**Short exercise**
In your copy, leave out the pictures; write out all the data exactly.

(Saved entries)

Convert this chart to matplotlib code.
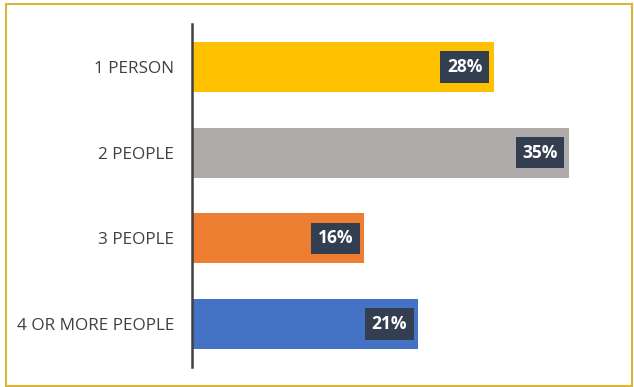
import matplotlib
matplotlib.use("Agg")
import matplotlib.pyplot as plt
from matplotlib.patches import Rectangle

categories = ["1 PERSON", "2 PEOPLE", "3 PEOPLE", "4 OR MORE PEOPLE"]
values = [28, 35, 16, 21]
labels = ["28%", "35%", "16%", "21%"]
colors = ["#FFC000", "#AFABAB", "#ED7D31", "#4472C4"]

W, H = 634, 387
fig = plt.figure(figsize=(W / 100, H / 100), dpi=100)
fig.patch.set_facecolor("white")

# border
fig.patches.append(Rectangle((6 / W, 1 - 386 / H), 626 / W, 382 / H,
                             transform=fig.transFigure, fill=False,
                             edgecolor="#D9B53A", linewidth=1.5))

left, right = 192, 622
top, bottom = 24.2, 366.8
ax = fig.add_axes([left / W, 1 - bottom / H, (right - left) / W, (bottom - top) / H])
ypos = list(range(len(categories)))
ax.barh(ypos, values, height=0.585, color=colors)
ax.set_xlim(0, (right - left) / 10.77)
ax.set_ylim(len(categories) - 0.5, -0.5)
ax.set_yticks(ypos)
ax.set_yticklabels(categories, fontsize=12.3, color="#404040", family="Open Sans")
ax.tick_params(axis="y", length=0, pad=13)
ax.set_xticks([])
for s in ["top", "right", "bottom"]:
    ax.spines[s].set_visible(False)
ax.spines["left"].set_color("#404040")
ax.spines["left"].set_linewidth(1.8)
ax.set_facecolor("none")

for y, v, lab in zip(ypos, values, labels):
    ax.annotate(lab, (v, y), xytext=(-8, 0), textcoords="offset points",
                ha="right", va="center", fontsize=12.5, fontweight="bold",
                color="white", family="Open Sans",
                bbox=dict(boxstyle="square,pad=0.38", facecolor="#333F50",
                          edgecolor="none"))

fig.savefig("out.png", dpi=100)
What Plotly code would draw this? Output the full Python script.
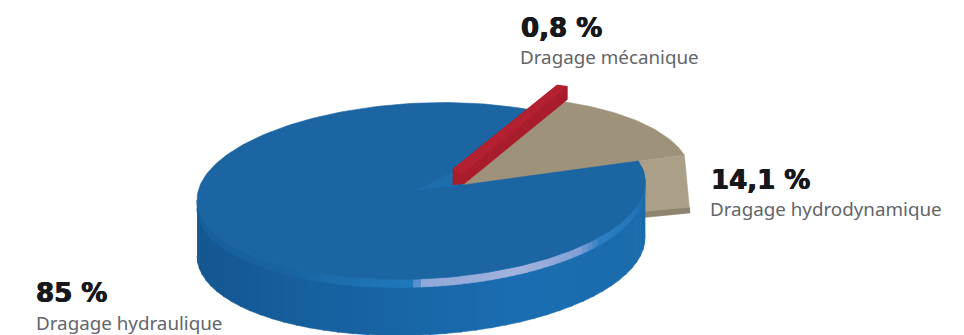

**In response**
Convert this chart to matplotlib code.
import matplotlib
matplotlib.use("Agg")
import matplotlib.pyplot as plt
from matplotlib.patches import Rectangle

categories = ["1 PERSON", "2 PEOPLE", "3 PEOPLE", "4 OR MORE PEOPLE"]
values = [28, 35, 16, 21]
labels = ["28%", "35%", "16%", "21%"]
colors = ["#FFC000", "#AFABAB", "#ED7D31", "#4472C4"]

W, H = 634, 387
fig = plt.figure(figsize=(W / 100, H / 100), dpi=100)
fig.patch.set_facecolor("white")

# border
fig.patches.append(Rectangle((6 / W, 1 - 386 / H), 626 / W, 382 / H,
                             transform=fig.transFigure, fill=False,
                             edgecolor="#D9B53A", linewidth=1.5))

left, right = 192, 622
top, bottom = 24.2, 366.8
ax = fig.add_axes([left / W, 1 - bottom / H, (right - left) / W, (bottom - top) / H])
ypos = list(range(len(categories)))
ax.barh(ypos, values, height=0.585, color=colors)
ax.set_xlim(0, (right - left) / 10.77)
ax.set_ylim(len(categories) - 0.5, -0.5)
ax.set_yticks(ypos)
ax.set_yticklabels(categories, fontsize=12.3, color="#404040", family="Open Sans")
ax.tick_params(axis="y", length=0, pad=13)
ax.set_xticks([])
for s in ["top", "right", "bottom"]:
    ax.spines[s].set_visible(False)
ax.spines["left"].set_color("#404040")
ax.spines["left"].set_linewidth(1.8)
ax.set_facecolor("none")

for y, v, lab in zip(ypos, values, labels):
    ax.annotate(lab, (v, y), xytext=(-8, 0), textcoords="offset points",
                ha="right", va="center", fontsize=12.5, fontweight="bold",
                color="white", family="Open Sans",
                bbox=dict(boxstyle="square,pad=0.38", facecolor="#333F50",
                          edgecolor="none"))

fig.savefig("out.png", dpi=100)
What Plotly code would draw this? Output the full Python script.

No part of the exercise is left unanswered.